Dictionary of National Biography, 1885-1900/Dunster, Henry
DUNSTER, HENRY (d. 1659), president of Harvard College, was the son of Henry Dunster of Balehoult, Bury, Lancashire. He received his academical education at Magdalene College, Cambridge, as a member of which he proceeded B.A. in 1630, M.A. in 1634. He took orders, but unable to submit to high church tyranny, he sought a home across the Atlantic in the summer of 1640. For a while he resided at Boston, of which he was admitted a freeman 2 June 1641. Soon after his arrival in America he was appointed, 27 Aug. 1640, president of the newly established Harvard College in the room of Nathaniel Eaton [q. v.], an office which his piety, learning, and administrative ability enabled him to fill with rare distinction. But having imbibed the principles of anti-pædobaptism, and publicly advocated them, he was persuaded, after a reign of fourteen years, to resign in favour of Charles Chauncy [q. v.], 24 Oct. 1654. ‘President Dunster,’ says Quincy, ‘united in himself the character of both patron and president, for poor as he was he contributed at a time of the utmost need one hundred acres of land towards the support of the college’ (History of Harvard University). He is thought to have obtained the charter of 1642, and certainly secured that of 1650 on his own petition. He also built the president's house. He was then invited to Ireland by Henry Cromwell and his council, but he thought it better to decline, and retired to Scituate, where he continued to preach until his death, 27 Feb. 1658–9. By his will he desired to be buried at Cambridge, where, he says, lay the remains of some of his babes. He bequeathed legacies to the very persons who had clamoured the loudest for his removal from the college. Dunster was twice married. His first wife, Elizabeth, widow of the Rev. Joseph Glover, whom he married 21 June 1641, died 23 Aug. 1643, leaving no issue; and the following year he married another Elizabeth, whose parentage is unknown. By this lady, who survived until 12 Sept. 1690, he had David, Henry, Jonathan, Dorothy, and Elizabeth; an interesting account of these children, by the Rev. L. R. Paige, will be found in the ‘New England Historical and Genealogical Register,’ xxvii. 307–10.

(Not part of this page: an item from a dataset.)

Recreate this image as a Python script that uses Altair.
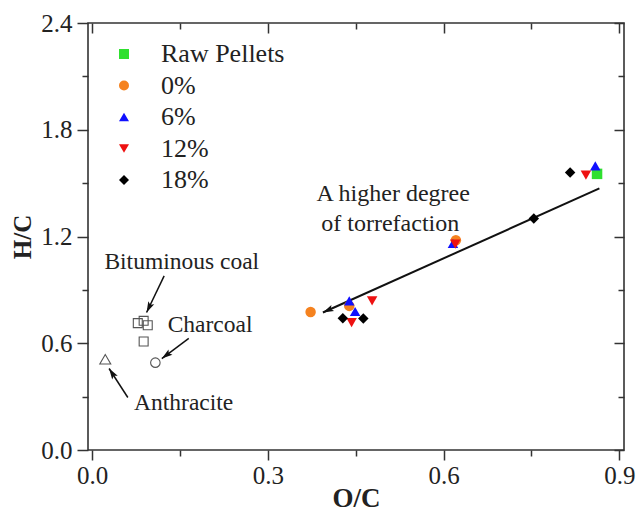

Dunster was an excellent Hebraist. After the publication of Eliot's ‘Bay’ Psalms in 1640 it was found necessary to subject it to a thorough revision. Dunster undertook the task, and with the assistance of Richard Lyon produced the version used by the churches of New England for many subsequent years. A life of Dunster, by J. Chaplin, was published at Boston, U.S.A., in 1872.
[Savage's Genealog. Dict. of First Settlers in New England, ii. 82; Mather's Magnalia Americana Christi, bk. iii. pp. 99–101, bk. iv. pp. 127, 128; Allen's American Biogr. Dict. (3rd edit.), p. 313.]